*Given data*.
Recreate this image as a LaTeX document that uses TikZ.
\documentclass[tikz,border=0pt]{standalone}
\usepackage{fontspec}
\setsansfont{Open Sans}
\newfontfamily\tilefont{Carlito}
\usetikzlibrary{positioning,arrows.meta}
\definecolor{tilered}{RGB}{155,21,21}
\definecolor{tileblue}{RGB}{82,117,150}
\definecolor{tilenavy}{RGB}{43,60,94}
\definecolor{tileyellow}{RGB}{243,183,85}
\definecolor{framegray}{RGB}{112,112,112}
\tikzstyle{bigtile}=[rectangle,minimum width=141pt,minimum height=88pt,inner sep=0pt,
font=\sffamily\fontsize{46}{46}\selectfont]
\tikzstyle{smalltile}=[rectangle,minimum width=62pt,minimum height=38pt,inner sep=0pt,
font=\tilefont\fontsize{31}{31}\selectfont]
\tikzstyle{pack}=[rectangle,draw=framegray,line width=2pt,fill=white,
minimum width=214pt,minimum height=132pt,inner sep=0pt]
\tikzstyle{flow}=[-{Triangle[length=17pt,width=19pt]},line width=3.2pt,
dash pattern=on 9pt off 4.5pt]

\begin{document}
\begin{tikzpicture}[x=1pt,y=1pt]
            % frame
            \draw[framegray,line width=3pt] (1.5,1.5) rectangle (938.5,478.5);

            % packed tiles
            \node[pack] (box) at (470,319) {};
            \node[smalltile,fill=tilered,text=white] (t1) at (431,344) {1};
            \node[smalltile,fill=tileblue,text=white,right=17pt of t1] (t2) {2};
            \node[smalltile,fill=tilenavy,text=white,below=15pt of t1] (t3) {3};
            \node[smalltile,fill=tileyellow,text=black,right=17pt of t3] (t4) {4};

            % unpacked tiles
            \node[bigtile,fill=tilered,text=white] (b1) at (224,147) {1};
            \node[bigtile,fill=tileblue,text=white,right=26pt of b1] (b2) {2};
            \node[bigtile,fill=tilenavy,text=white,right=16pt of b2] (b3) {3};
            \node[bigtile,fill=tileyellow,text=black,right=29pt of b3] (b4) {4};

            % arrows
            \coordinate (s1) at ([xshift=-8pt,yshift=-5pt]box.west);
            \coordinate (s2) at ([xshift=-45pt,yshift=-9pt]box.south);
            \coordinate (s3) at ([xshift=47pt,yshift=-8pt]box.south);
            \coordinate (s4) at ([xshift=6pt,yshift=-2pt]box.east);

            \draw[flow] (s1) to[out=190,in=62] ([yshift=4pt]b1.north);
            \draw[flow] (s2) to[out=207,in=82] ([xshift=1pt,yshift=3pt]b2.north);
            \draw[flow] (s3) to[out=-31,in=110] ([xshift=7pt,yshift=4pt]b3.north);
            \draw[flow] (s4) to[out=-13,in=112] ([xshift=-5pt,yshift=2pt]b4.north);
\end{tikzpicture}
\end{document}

*To do*.
Copy down the whole of the data above, matching it exactly.

*Solution for this task*.
Recreate this image as a LaTeX document that uses TikZ.
\documentclass[tikz,border=0pt]{standalone}
\usepackage{fontspec}
\setsansfont{Open Sans}
\newfontfamily\tilefont{Carlito}
\usetikzlibrary{positioning,arrows.meta}
\definecolor{tilered}{RGB}{155,21,21}
\definecolor{tileblue}{RGB}{82,117,150}
\definecolor{tilenavy}{RGB}{43,60,94}
\definecolor{tileyellow}{RGB}{243,183,85}
\definecolor{framegray}{RGB}{112,112,112}
\tikzstyle{bigtile}=[rectangle,minimum width=141pt,minimum height=88pt,inner sep=0pt,
font=\sffamily\fontsize{46}{46}\selectfont]
\tikzstyle{smalltile}=[rectangle,minimum width=62pt,minimum height=38pt,inner sep=0pt,
font=\tilefont\fontsize{31}{31}\selectfont]
\tikzstyle{pack}=[rectangle,draw=framegray,line width=2pt,fill=white,
minimum width=214pt,minimum height=132pt,inner sep=0pt]
\tikzstyle{flow}=[-{Triangle[length=17pt,width=19pt]},line width=3.2pt,
dash pattern=on 9pt off 4.5pt]

\begin{document}
\begin{tikzpicture}[x=1pt,y=1pt]
            % frame
            \draw[framegray,line width=3pt] (1.5,1.5) rectangle (938.5,478.5);

            % packed tiles
            \node[pack] (box) at (470,319) {};
            \node[smalltile,fill=tilered,text=white] (t1) at (431,344) {1};
            \node[smalltile,fill=tileblue,text=white,right=17pt of t1] (t2) {2};
            \node[smalltile,fill=tilenavy,text=white,below=15pt of t1] (t3) {3};
            \node[smalltile,fill=tileyellow,text=black,right=17pt of t3] (t4) {4};

            % unpacked tiles
            \node[bigtile,fill=tilered,text=white] (b1) at (224,147) {1};
            \node[bigtile,fill=tileblue,text=white,right=26pt of b1] (b2) {2};
            \node[bigtile,fill=tilenavy,text=white,right=16pt of b2] (b3) {3};
            \node[bigtile,fill=tileyellow,text=black,right=29pt of b3] (b4) {4};

            % arrows
            \coordinate (s1) at ([xshift=-8pt,yshift=-5pt]box.west);
            \coordinate (s2) at ([xshift=-45pt,yshift=-9pt]box.south);
            \coordinate (s3) at ([xshift=47pt,yshift=-8pt]box.south);
            \coordinate (s4) at ([xshift=6pt,yshift=-2pt]box.east);

            \draw[flow] (s1) to[out=190,in=62] ([yshift=4pt]b1.north);
            \draw[flow] (s2) to[out=207,in=82] ([xshift=1pt,yshift=3pt]b2.north);
            \draw[flow] (s3) to[out=-31,in=110] ([xshift=7pt,yshift=4pt]b3.north);
            \draw[flow] (s4) to[out=-13,in=112] ([xshift=-5pt,yshift=2pt]b4.north);
\end{tikzpicture}
\end{document}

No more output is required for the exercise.